A few highlights of the decision:
On rest periods, the Court confirmed the certification of a rest period class because Brinker’s written policy arguably did not comply with the law as to the second rest period in a day. In so doing, it clarified when employees are entitled to rest periods:
· Employees are entitled to 10 minutes’ rest for shifts from three and one-half to six hours in length, 20 minutes for shifts of more than six hours up to 10 hours, 30 minutes for shifts of more than 10 hours up to 14 hours, and so on. (page 20)
On meal periods, the Court confirmed that meal periods need not be “ensured,” and that employers have no obligation to “police” them:
· An employer’s duty with respect to meal breaks under both section 512, subdivision (a) and Wage Order No. 5 is an obligation to provide a meal period to its employees. The employer satisfies this obligation if it relieves its employees of all duty, relinquishes control over their activities and permits them a reasonable opportunity to take an uninterrupted 30-minute break, and does not impede or discourage them from doing so….. On the other hand, the employer is not obligated to police meal breaks and ensure no work thereafter is performed. Bona fide relief from duty and the relinquishing of control satisfies the employer’s obligations, and work by a relieved employee during a meal break does not thereby place the employer in violation of its obligations and create liability for premium pay under Wage Order No. 5, subdivision 11(B) and Labor Code section 226.7, subdivision (b). (page 36)
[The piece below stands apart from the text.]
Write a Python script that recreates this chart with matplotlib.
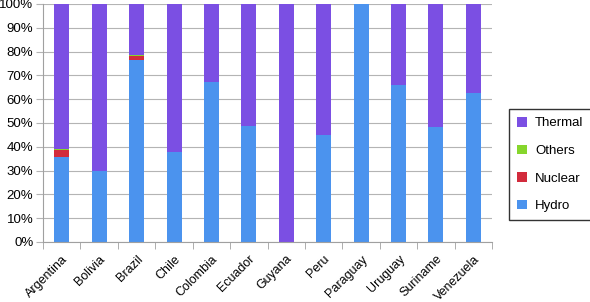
import numpy as np
import matplotlib.pyplot as plt
from matplotlib.ticker import PercentFormatter

plt.rcParams['font.family'] = ['Liberation Sans', 'DejaVu Sans']

countries = ["Argentina", "Bolivia", "Brazil", "Chile", "Colombia", "Ecuador",
             "Guyana", "Peru", "Paraguay", "Uruguay", "Suriname", "Venezuela"]
hydro = [35.5, 30.0, 76.3, 37.7, 67.0, 48.5, 0.0, 44.8, 100.0, 66.0, 48.3, 62.6]
nuclear = [3.2, 0.0, 1.7, 0.0, 0.0, 0.0, 0.0, 0.0, 0.0, 0.0, 0.0, 0.0]
others = [0.5, 0.0, 0.5, 0.0, 0.0, 0.0, 0.0, 0.0, 0.0, 0.0, 0.0, 0.0]
thermal = [100 - h - n - o for h, n, o in zip(hydro, nuclear, others)]

c_hydro = "#4b93ee"
c_nuc = "#d22b3c"
c_oth = "#86d62c"
c_the = "#7b4fe3"

fig = plt.figure(figsize=(5.9, 3.02), dpi=100)
ax = fig.add_axes([0.073, 0.199, 0.761, 0.788])

x = np.arange(len(countries))
w = 0.4
hydro = np.array(hydro)
nuclear = np.array(nuclear)
others = np.array(others)
thermal = np.array(thermal)
b1 = ax.bar(x, hydro, w, color=c_hydro, label="Hydro", zorder=2)
b2 = ax.bar(x, nuclear, w, bottom=hydro, color=c_nuc, label="Nuclear", zorder=2)
b3 = ax.bar(x, others, w, bottom=hydro + nuclear, color=c_oth, label="Others", zorder=2)
b4 = ax.bar(x, thermal, w, bottom=hydro + nuclear + others, color=c_the, label="Thermal", zorder=2)

ax.set_xlim(-0.5, len(countries) - 0.5)
ax.set_ylim(0, 100)
ax.set_yticks(np.arange(0, 101, 10))
ax.yaxis.set_major_formatter(PercentFormatter(decimals=0))
ax.yaxis.grid(True, color="#b4b4b4", lw=0.8, zorder=0)
ax.tick_params(axis="y", length=5, color="#b4b4b4", labelsize=9.5, pad=2)

ax.set_xticks(x)
ax.set_xticklabels(countries, rotation=45, ha="right", rotation_mode="anchor", fontsize=9)
ax.set_xticks(np.arange(-0.5, len(countries)), minor=True)
ax.tick_params(axis="x", which="major", length=0, pad=8)
ax.tick_params(axis="x", which="minor", length=5, color="#a0a0a0")

for s in ["top", "right"]:
    ax.spines[s].set_visible(False)
ax.spines["left"].set_color("#a0a0a0")
ax.spines["bottom"].set_color("#a0a0a0")

leg = fig.legend(handles=[b4, b3, b2, b1], labels=["Thermal", "Others", "Nuclear", "Hydro"],
                 loc="center", bbox_to_anchor=(0.933, 0.455), fontsize=9.5,
                 handlelength=0.75, handleheight=0.75, handletextpad=0.6,
                 labelspacing=1.15, frameon=True, fancybox=False,
                 edgecolor="black", borderpad=0.6)
leg.get_frame().set_linewidth(1.0)

fig.savefig("out.png", dpi=100)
The Court also rejected the plaintiffs’ argument in favor of “rolling” meal periods (i.e., the argument that an employee who takes an early meal period is entitled to another meal period within the next five hours, even if he or she works less than 10 hours):
· We conclude that, absent waiver, section 512 requires a first meal period no later than the end of an employee’s fifth hour of work, and a second meal period no later than the end of an employee’s 10th hour of work. (page 37)
Unfortunately, confirming that meal period claims will continue to be litigated in California for years to come, the Court added the following caveat:
· What will suffice may vary from industry to industry, and we cannot in the context of this class certification proceeding delineate the full range of approaches that in each instance might be sufficient to satisfy the law. (page 36)
A more comprehensive analysis of the decision and its impact upon California employers – and the meal and rest period class actions that have besieged California employers – will be forthcoming.